**EXERCISE BRIEF:** Extract each line bearing the word "diagram".

**RECORD EXCERPTS:**
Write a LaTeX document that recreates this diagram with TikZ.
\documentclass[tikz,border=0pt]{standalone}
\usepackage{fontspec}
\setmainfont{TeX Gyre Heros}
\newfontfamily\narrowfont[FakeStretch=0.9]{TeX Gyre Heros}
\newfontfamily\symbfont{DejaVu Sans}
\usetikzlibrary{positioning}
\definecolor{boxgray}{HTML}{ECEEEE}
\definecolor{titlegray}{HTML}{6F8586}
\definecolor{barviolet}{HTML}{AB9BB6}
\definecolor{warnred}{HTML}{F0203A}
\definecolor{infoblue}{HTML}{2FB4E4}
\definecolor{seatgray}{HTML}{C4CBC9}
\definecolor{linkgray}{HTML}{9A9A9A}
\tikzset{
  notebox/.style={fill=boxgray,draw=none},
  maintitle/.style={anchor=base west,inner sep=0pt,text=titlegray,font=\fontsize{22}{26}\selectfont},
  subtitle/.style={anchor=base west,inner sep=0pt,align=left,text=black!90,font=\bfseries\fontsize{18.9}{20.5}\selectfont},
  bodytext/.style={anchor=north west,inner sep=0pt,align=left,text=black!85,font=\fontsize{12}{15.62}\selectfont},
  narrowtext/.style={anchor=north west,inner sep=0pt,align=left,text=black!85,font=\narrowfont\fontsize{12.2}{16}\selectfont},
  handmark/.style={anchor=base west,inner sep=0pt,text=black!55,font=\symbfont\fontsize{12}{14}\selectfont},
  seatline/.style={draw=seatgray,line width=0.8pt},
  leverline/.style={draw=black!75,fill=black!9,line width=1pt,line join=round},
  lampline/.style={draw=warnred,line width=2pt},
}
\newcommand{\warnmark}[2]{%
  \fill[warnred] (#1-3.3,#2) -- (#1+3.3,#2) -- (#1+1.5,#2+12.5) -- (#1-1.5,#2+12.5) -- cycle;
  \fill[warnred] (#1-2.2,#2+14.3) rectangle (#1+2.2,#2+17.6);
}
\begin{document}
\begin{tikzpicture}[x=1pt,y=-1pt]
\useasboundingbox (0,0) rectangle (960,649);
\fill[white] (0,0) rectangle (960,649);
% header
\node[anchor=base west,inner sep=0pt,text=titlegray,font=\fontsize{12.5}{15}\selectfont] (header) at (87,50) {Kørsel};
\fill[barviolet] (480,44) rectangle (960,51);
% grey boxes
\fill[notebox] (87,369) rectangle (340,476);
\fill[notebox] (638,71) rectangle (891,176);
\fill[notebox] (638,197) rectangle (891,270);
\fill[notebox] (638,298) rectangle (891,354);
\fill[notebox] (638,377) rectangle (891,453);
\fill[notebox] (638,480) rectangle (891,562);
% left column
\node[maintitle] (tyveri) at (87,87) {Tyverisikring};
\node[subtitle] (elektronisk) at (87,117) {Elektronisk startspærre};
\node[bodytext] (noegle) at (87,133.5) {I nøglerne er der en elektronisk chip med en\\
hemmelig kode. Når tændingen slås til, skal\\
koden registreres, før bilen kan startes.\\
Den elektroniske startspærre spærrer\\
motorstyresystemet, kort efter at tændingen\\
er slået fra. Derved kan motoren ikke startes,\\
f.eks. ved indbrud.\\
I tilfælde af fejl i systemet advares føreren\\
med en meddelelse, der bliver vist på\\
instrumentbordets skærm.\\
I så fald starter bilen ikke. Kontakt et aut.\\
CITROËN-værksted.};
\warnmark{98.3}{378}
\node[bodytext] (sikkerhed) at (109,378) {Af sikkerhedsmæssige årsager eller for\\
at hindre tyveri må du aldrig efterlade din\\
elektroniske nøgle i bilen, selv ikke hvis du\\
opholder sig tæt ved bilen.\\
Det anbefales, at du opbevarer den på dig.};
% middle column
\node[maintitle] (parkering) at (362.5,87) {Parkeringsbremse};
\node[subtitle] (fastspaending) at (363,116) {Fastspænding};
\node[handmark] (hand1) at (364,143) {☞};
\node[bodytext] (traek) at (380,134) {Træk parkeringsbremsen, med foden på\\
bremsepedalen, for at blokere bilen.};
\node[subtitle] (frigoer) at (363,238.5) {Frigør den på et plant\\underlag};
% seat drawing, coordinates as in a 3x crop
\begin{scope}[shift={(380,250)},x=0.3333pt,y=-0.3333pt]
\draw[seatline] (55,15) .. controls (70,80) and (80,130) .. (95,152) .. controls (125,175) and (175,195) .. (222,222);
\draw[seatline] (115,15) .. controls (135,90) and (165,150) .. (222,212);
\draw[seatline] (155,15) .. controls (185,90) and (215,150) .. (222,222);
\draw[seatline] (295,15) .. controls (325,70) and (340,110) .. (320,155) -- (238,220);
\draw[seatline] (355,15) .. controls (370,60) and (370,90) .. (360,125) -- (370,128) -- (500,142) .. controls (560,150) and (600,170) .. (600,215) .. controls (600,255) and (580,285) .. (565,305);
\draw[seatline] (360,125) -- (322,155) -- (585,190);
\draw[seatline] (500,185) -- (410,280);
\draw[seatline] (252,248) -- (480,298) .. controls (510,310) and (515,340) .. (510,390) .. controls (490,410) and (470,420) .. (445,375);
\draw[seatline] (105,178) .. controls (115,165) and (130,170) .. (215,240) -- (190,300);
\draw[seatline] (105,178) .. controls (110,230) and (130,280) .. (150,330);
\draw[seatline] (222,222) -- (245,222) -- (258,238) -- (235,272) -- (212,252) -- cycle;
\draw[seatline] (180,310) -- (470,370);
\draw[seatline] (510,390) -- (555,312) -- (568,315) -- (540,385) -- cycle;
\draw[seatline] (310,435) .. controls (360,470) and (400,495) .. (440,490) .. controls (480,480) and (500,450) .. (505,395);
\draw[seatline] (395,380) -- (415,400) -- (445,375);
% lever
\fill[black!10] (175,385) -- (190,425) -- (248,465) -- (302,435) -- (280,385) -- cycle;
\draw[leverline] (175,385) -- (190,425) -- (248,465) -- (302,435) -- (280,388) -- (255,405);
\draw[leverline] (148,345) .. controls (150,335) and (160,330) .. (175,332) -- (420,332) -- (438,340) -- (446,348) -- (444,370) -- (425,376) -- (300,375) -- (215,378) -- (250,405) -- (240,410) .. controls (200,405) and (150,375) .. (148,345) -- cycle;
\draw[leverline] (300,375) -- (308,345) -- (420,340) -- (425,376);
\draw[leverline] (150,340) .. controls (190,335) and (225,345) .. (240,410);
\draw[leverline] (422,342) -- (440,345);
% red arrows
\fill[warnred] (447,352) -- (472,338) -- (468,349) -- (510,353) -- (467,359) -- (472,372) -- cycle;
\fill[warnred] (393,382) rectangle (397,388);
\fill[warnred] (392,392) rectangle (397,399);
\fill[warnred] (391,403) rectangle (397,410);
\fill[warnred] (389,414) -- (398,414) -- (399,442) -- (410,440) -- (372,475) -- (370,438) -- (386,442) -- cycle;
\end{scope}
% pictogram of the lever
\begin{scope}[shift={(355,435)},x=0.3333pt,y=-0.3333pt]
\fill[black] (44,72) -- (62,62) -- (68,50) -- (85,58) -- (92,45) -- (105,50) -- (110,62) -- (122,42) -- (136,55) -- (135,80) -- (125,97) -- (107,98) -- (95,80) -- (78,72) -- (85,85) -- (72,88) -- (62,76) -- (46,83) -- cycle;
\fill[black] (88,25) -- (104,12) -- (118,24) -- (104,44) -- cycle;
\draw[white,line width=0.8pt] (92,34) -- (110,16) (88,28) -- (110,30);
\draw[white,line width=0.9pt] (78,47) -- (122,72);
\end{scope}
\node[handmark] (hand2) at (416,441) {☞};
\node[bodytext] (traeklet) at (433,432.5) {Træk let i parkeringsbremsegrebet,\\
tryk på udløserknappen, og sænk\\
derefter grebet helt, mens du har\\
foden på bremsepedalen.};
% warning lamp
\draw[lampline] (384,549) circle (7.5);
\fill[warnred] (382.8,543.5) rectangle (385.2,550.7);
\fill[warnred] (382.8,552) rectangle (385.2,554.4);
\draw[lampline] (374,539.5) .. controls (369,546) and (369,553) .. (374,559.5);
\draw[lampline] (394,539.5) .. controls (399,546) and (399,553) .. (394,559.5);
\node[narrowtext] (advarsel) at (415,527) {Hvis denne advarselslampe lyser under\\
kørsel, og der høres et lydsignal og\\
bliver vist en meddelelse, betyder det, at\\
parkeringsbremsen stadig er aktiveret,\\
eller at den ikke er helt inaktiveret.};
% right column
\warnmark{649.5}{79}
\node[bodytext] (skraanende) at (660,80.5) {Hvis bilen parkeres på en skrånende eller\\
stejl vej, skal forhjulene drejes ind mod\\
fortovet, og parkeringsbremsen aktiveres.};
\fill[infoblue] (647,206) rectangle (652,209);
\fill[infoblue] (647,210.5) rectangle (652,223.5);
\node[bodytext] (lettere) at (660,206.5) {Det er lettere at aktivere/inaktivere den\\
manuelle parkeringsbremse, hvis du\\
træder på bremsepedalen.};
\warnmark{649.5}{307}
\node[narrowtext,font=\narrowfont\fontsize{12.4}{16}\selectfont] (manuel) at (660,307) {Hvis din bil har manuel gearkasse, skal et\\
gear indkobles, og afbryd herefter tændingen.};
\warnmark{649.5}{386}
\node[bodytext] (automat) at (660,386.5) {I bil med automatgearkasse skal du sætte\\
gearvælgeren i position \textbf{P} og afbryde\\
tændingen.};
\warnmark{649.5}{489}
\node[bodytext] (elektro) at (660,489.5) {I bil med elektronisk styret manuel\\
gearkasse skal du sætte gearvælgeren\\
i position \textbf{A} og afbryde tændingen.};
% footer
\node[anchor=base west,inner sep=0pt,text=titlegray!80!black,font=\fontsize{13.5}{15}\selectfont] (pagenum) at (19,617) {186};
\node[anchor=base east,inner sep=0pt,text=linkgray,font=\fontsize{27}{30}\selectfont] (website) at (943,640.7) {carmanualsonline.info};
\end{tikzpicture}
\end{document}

--

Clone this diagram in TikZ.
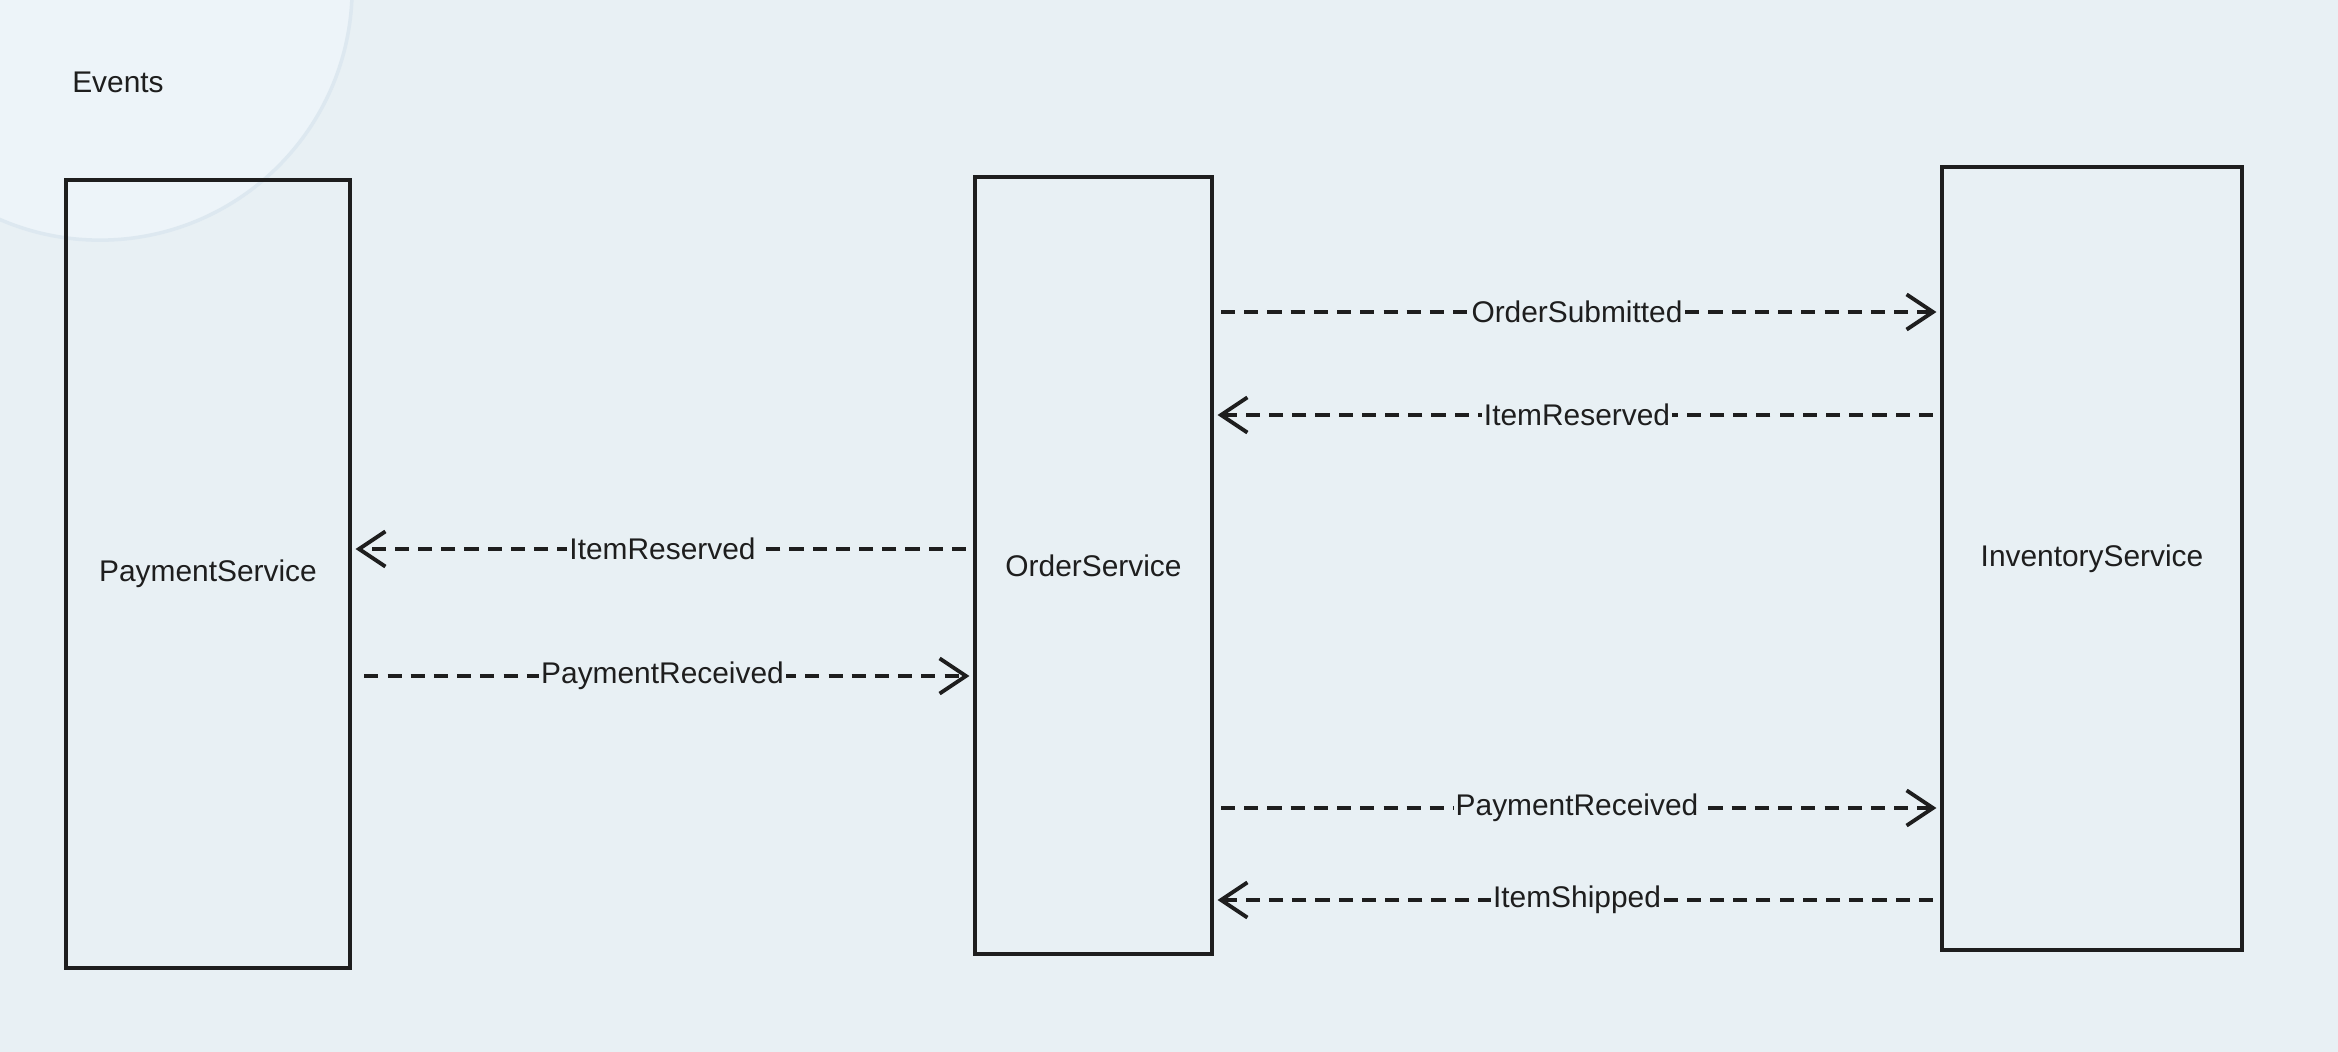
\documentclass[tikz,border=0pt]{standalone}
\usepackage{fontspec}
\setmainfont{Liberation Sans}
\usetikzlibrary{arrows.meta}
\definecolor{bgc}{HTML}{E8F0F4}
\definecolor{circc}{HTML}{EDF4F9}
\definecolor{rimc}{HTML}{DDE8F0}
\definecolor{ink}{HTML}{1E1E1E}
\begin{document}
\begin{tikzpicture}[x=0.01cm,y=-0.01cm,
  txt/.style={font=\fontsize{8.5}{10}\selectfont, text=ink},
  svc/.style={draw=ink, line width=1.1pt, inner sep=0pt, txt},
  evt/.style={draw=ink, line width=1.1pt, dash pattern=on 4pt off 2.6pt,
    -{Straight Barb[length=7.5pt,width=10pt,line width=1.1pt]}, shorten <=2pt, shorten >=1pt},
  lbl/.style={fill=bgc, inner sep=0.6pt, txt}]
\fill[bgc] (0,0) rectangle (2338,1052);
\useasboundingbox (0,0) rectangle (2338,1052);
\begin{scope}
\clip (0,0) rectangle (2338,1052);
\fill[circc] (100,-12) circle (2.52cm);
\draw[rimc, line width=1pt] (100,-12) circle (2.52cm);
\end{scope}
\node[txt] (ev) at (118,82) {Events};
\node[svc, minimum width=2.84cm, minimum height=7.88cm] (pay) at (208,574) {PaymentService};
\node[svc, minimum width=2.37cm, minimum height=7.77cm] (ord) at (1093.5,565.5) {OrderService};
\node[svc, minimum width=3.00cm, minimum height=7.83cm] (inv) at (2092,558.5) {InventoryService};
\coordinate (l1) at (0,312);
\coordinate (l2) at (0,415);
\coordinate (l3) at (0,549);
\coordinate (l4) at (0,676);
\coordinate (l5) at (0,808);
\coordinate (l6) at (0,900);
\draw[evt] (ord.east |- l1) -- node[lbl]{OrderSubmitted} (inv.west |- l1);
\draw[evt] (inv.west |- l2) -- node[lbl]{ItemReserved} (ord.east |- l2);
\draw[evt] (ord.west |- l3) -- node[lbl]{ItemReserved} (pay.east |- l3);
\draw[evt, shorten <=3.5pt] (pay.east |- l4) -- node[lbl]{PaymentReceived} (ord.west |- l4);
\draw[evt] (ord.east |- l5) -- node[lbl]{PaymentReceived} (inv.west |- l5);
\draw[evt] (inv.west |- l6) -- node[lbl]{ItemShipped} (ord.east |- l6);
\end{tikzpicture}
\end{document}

**FULL OUTPUT:**
Write a LaTeX document that recreates this diagram with TikZ.
Clone this diagram in TikZ.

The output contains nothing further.